决策树的优点:计算的复杂度不高,输出的结果易于理解,对中间值的确实不敏感,可以处理不相关的特征数据
决策树的缺点:可能会产生过度匹配的问题。
其本质的思想是通过寻找区分度最好的特征(属性),用于支持分类规则的制定。
那么哪些特征是区分度好的,哪些特征是区分度坏的呢?换句话说,如何衡量数据集中特征(属性)对实例的区分程度呢?
依据香农的信息论,引入信息熵的思想作为对特征区分程度的度量。当然,信息熵并不是唯一的度量指标,在一些机器学习的开源包中,也提供了别的依据。跟着书走,本次实验还是选择信息熵作为划分数据集的标准。原书《机器学习实战》中使用的是python2,本人在python3实现,略有不同。
源码+实验数据地址:https://github.com/MoonTreee/machine_learning
代码如下。
shannon.py
from math import log
import operator
# 计算信息熵
def clacShannon(data):
num = len(data)
# 用于计算每个类别出现的次数,配合num就可以计算该类别的概率了
label_count = {}
for feat_vec in data:
# 向量的最后一个为标签(类别)
current_label = feat_vec[-1]
if current_label in label_count.keys():
label_count[current_label] += 1
else:
label_count[current_label] = 1
entropy = 0.0
for key in label_count.keys():
prob = float(label_count[key]) / num
entropy -= prob * log(prob, 2)
return entropy
# 划分数据集
# data 需要划分的数据,双重列表[[],[],……,[]]
# axis 划分的特征
# value 上述axis的值
def splitData(data, axis, value):
result = []
for feature_vec in data:
if feature_vec[axis] == value:
# 将符合条件的实例加入到result中(并去除了相应的特征)
# result.append(feature_vec[:axis].extend(feature_vec[axis + 1:]))

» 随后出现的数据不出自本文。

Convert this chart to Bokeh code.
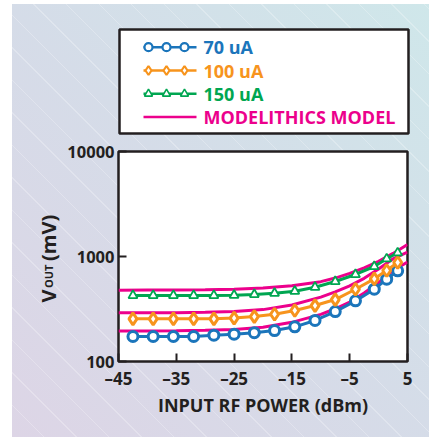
from bokeh.plotting import figure
from bokeh.models import Range1d, FixedTicker, Column, Row
from bokeh.core.properties import value
from bokeh.embed import file_html
from bokeh.resources import INLINE
import math

# ---------------- data ----------------
power_dbm = [-42.5, -39, -35.5, -32, -28.5, -25, -21.5, -18, -14.5, -11, -7.5, -4, -0.75, 1.4, 3.3]
vout_70ua = [173, 173, 173, 173, 178, 182, 188, 197, 214, 246, 299, 378, 488, 608, 731]
vout_100ua = [255, 255, 255, 255, 255, 259, 268, 282, 306, 341, 389, 488, 613, 735, 877]
vout_150ua = [425, 425, 425, 425, 425, 428, 435, 447, 467, 510, 578, 674, 803, 951, 1085]

model_dbm = [-45, -40, -35, -30, -25, -20, -15, -10, -7.5, -5, -2.5, 0, 2.5, 5]
model_70ua = [195, 195, 196, 198, 202, 212, 236, 281, 318, 368, 450, 565, 735, 885]
model_100ua = [291, 291, 292, 294, 299, 312, 345, 410, 460, 525, 620, 760, 950, 1100]
model_150ua = [478, 479, 480, 483, 488, 500, 526, 576, 623, 690, 780, 900, 1070, 1300]

x_ticks = [-45, -35, -25, -15, -5, 5]
x_tick_labels = ["\u201345", "\u201335", "\u201325", "\u201315", "\u20135", "5"]
y_ticks = [100, 1000, 10000]
y_tick_labels = ["100", "1000", "10000"]

series_labels = ["70 uA", "100 uA", "150 uA"]
model_label = "MODELITHICS MODEL"
x_title = "INPUT RF POWER (dBm)"
y_title_parts = ["V", "OUT", "(mV)"]

# ---------------- styles ----------------
BLUE = "#1b75bb"
ORANGE = "#f7941d"
GREEN = "#00a651"
PINK = "#ec008c"
DARK = "#231f20"
FONT = "Open Sans"

FRAME_H = 210  # plot frame height in px (frames of a Row are aligned)
YT_W = 52

# ---------------- y title strip (frame aligned with main frame) ----------------
yt = figure(width=YT_W, height=298, x_range=Range1d(0, YT_W), y_range=Range1d(0, FRAME_H),
            output_backend="svg", toolbar_location=None,
            x_axis_location=None, y_axis_location=None,
            min_border=0, min_border_left=0, min_border_right=0,
            min_border_top=12, min_border_bottom=76)
yt.border_fill_alpha = 0
yt.background_fill_alpha = 0
yt.outline_line_color = None
yt.grid.visible = False
yt_sizes = ["20px", "11px", "20px"]
yt_pos = [59, 73.5, 100.5]
for txt, size, pos in zip(y_title_parts, yt_sizes, yt_pos):
    yt.text([36], [pos], text=[txt], angle=math.pi / 2, text_color=DARK,
            text_font=value(FONT), text_font_style="bold", text_font_size=size,
            text_align="left", text_baseline="alphabetic")

# ---------------- main chart ----------------
p = figure(width=417 - YT_W, height=298,
           x_range=Range1d(-45, 5), y_range=Range1d(100, 10000),
           y_axis_type="log", output_backend="svg", toolbar_location=None,
           min_border_left=105 - YT_W, min_border_right=22,
           min_border_top=12, min_border_bottom=76)
p.border_fill_alpha = 0
p.background_fill_color = "white"
p.outline_line_color = DARK
p.outline_line_width = 2.5
p.grid.visible = False

p.xaxis.ticker = FixedTicker(ticks=x_ticks)
p.xaxis.major_label_overrides = {t: l for t, l in zip(x_ticks, x_tick_labels)}
p.yaxis.ticker = FixedTicker(ticks=y_ticks)
p.yaxis.major_label_overrides = {t: l for t, l in zip(y_ticks, y_tick_labels)}

for ax in (p.xaxis[0], p.yaxis[0]):
    ax.axis_line_color = None
    ax.major_tick_in = 8
    ax.major_tick_out = 0
    ax.major_tick_line_color = DARK
    ax.major_tick_line_width = 2
    ax.minor_tick_line_color = None
    ax.major_label_text_font = FONT
    ax.major_label_text_font_style = "bold"
    ax.major_label_text_font_size = "17px"
    ax.major_label_text_color = DARK

p.yaxis.major_label_text_font_size = "16.5px"
p.xaxis.major_label_standoff = 5
p.yaxis.major_label_standoff = 4
p.xaxis.axis_label = x_title
p.xaxis.axis_label_standoff = 0
p.xaxis.axis_label_text_font = FONT
p.xaxis.axis_label_text_font_style = "bold"
p.xaxis.axis_label_text_font_size = "18px"
p.xaxis.axis_label_text_color = DARK

# model curves
for ys in (model_70ua, model_100ua, model_150ua):
    p.line(model_dbm, ys, line_color=PINK, line_width=3)

# measured series
p.line(power_dbm, vout_70ua, line_color=BLUE, line_width=3)
p.scatter(power_dbm, vout_70ua, marker="circle", size=10, line_color=BLUE,
          fill_color="white", line_width=3)
p.line(power_dbm, vout_100ua, line_color=ORANGE, line_width=3)
p.scatter(power_dbm, vout_100ua, marker="diamond", size=12, line_color=ORANGE,
          fill_color="white", line_width=3)
p.line(power_dbm, vout_150ua, line_color=GREEN, line_width=3)
p.scatter(power_dbm, vout_150ua, marker="triangle", size=9, line_color=GREEN,
          fill_color="white", line_width=1.8)

# ---------------- legend box ----------------
lg = figure(width=417, height=135, x_range=Range1d(0, 289), y_range=Range1d(104, 0),
            output_backend="svg", toolbar_location=None,
            x_axis_location=None, y_axis_location=None,
            min_border_left=107, min_border_right=21,
            min_border_top=25, min_border_bottom=6)
lg.border_fill_alpha = 0
lg.background_fill_color = "white"
lg.outline_line_color = DARK
lg.outline_line_width = 2.5
lg.grid.visible = False

row_y = [17.7 + 23.3 * i for i in range(4)]
sample_x = [24, 77]
marker_x = [29, 47, 65]
text_x = 84
legend_colors = [BLUE, ORANGE, GREEN]
legend_markers = [("circle", 8, 2.2), ("diamond", 9, 2.2), ("triangle", 8, 1.6)]

for i, (lab, col, (mk, sz, lw)) in enumerate(zip(series_labels, legend_colors, legend_markers)):
    lg.line(sample_x, [row_y[i]] * 2, line_color=col, line_width=2.5)
    lg.scatter(marker_x, [row_y[i]] * 3, marker=mk, size=sz, line_color=col,
               fill_color="white", line_width=lw)
    lg.text([text_x], [row_y[i]], text=[lab], text_color=col,
            text_font=value(FONT), text_font_style="bold", text_font_size="18px",
            text_baseline="middle", text_align="left")

lg.line(sample_x, [row_y[3]] * 2, line_color=PINK, line_width=2.5)
lg.text([text_x], [row_y[3]], text=[model_label], text_color=PINK,
        text_font=value(FONT), text_font_style="bold", text_font_size="18px",
        text_baseline="middle", text_align="left")

bg = ("repeating-linear-gradient(45deg, rgba(255,255,255,0) 0px, rgba(255,255,255,0) 22px, "
      "rgba(255,255,255,0.25) 22px, rgba(255,255,255,0.25) 23px), "
      "linear-gradient(45deg, #ddd5e6 0%, #d5dce8 50%, #cfe7ea 100%)")

layout = Column(children=[lg, Row(children=[yt, p], spacing=0)],
                margin=(4, 4, 1, 12), spacing=0, styles={"background": bg})

open("out.html", "w").write(file_html(layout, INLINE))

reduce_feat = feature_vec[:axis]
reduce_feat.extend(feature_vec[axis+1:])
result.append(reduce_feat)
return result
# 选择分类效果最好的特征
def chooseFeature(data):
num_data = len(data)
num_feature = len(data[0]) - 1
# 原始数据的香农熵
base_entropy = clacShannon(data)
# 信息增益
best_info_gain = 0.0
# 分类效果最好的特征
best_feature = -1
# 计算各个特征的信息增益
for i in range(num_feature):
# 获取特征i下所有可能的取值,并去重
feature_list = [example[i] for example in data]
values = set(feature_list)
# 新的香农熵
new_entropy = 0.0
for value in values:
sub_data = splitData(data, i, value)
prob = len(sub_data) / float(num_data)
new_entropy += prob * clacShannon(sub_data)

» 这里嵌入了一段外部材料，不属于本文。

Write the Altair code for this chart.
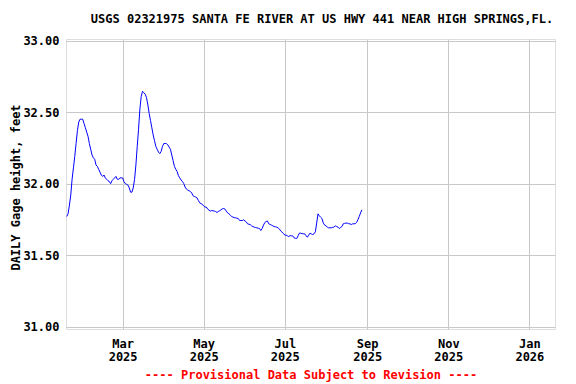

info_gain = base_entropy - new_entropy
# 选择分类效果最好--信息增益最大
if info_gain > best_info_gain:
best_info_gain = info_gain
best_feature = i
return best_feature
# 使用投票机制确定节点的类别
def majorityCnt(class_list):
class_count = {}
for vote in class_list:
if vote not in class_count.keys():
class_count[vote] = 0
class_count[vote] += 1
# 选取票数最多的作为分类作为该节点的最终类别
sorted_class_count = sorted(class_count.items(), key=operator.itemgetter(1), reversed=True)
return sorted_class_count[0][0]
# 创建决策树
# data 数据集,每条记录的最后一项为该实例的类别
# labels 为了增加结果的可解释性,设定标签
def createTree(data, labels):
# data中每条记录的最后一项为该实例的类别
class_list = [example[-1] for example in data]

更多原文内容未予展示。